The extra yield on Treasury 30-year bonds compared with two-year notes fell to the least in six years as the prospect of a global economic slowdown boosted demand for the longer-dated debt.
The U.S. bond yield touched a record low 2.33% as an anti-austerity party won Sunday’s elections in Greece. Treasuries have returned 2.1% this year on a slowing global economy and plunging oil prices that have dimmed the inflation outlook, even as speculation increased the Federal Reserve will raise interest rates. The dollar climbed to an 11- year high against the euro on demand for U.S. assets as the European Central Bank plans increased bond-buying.
“The low end for 30-year Treasury yields could be 1.75%, which reflects deflationary influence,” said Guy LeBas, chief fixed-income strategist at Janney Montgomery Scott LLC in Philadelphia. European developments are “enhancing the dollar’s upward trajectory, and downside pressure to inflation and long-term U.S. rates,” he said.
The U.S. 30-year yield was little changed at 2.38% at 8:25 a.m. in New York, according to Bloomberg Bond Trader data. The price of the 3% bond due in November 2044 was 113 2/32.
Two-year yields rose three basis points, or 0.03 percentage points, to 0.52%.
The yield difference between two- and 30-year U.S. securities dropped to 1.86%age point, having been as low as 1.85 percentage points, the least since Dec. 31, 2008.
Greece’s securities fell, with the three-year yield rising 166 basis points to 11.73%. German 10-year yields rose two basis points to 0.38%.

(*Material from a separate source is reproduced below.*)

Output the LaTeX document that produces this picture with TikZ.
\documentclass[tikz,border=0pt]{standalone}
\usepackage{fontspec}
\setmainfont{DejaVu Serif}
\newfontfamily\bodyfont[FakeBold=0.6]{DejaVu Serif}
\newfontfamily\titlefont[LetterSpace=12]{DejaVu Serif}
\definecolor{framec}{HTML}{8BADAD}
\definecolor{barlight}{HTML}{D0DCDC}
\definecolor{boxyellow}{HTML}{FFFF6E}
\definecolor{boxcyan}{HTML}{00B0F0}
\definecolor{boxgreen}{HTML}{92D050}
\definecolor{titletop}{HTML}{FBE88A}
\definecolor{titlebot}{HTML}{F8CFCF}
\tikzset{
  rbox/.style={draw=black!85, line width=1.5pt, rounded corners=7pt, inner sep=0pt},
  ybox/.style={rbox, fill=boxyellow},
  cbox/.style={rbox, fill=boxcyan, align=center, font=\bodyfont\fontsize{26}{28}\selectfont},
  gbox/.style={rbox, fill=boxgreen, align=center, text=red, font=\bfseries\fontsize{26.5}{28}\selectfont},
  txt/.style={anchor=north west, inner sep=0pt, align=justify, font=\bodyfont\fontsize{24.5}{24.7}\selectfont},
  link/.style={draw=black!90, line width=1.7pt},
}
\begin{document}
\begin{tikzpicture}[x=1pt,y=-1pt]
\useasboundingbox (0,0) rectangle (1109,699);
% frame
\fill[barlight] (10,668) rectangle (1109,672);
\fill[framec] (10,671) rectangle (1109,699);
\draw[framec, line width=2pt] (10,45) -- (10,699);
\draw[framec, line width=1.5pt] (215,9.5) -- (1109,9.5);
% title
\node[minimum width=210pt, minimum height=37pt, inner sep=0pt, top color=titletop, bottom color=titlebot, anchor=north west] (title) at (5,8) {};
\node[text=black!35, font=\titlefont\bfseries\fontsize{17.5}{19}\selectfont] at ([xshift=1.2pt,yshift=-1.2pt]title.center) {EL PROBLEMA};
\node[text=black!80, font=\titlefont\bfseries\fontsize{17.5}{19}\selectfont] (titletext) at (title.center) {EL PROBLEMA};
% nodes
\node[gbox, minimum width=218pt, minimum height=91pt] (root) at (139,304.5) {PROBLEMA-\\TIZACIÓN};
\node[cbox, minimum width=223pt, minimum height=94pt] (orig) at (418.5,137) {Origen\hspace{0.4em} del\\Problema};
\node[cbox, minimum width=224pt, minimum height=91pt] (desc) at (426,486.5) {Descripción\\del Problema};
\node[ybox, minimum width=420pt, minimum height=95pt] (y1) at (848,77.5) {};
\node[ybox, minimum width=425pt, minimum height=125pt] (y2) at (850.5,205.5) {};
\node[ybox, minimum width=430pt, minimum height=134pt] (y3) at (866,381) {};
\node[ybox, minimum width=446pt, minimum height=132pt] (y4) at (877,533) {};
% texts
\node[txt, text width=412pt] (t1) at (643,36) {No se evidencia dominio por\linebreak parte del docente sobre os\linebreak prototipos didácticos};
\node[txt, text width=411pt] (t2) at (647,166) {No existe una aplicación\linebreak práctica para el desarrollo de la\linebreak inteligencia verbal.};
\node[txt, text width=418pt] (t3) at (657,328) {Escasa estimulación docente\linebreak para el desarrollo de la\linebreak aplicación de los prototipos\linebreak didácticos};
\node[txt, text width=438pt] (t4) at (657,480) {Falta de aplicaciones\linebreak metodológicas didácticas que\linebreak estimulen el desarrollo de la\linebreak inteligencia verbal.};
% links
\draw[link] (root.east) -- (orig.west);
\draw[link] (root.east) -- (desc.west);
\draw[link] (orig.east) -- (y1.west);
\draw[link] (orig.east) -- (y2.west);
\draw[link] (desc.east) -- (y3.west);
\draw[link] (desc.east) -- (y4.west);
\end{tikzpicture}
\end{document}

U.S. government securities last week rose as the ECB pledged to inject 1.1 trillion euros ($1.2 trillion) into the euro-area economy to spur inflation.
“The longer end has really been influenced by external factors, namely the impact of sovereign QE by the ECB, continued disinflation pressure and the ongoing search for yield,” said Nick Stamenkovic, a fixed-income strategist at broker RIA Capital Markets Ltd. in Edinburgh, referring to quantitative easing. “Eventually, better domestic fundamentals will lead to upward pressure on Treasury yields.”
The Fed is forecast to leave interest rates unchanged when policy makers meet this week, a Bloomberg survey of economists shows. Investors have been buying U.S. debt even as Fed Chair Janet Yellen has signaled that momentum in the labor market probably will enable the central bank to increase interest rates this year.
The chance of a Fed interest-rate increase by its October meeting was 52%, futures data show, down from 72% at the end of 2014. The central bank has kept its target for the federal funds rate at zero to 0.25% since 2008 to support an economic recovery.
The U.S. will sell $26 billion in two-year notes, $35 billion in five-year notes and $29 billion in seven-year debt on three consecutive days starting Tuesday in New York. The two- year sale was reduced by $1 billion from the prior auction, further limiting the amount of high-quality debt available.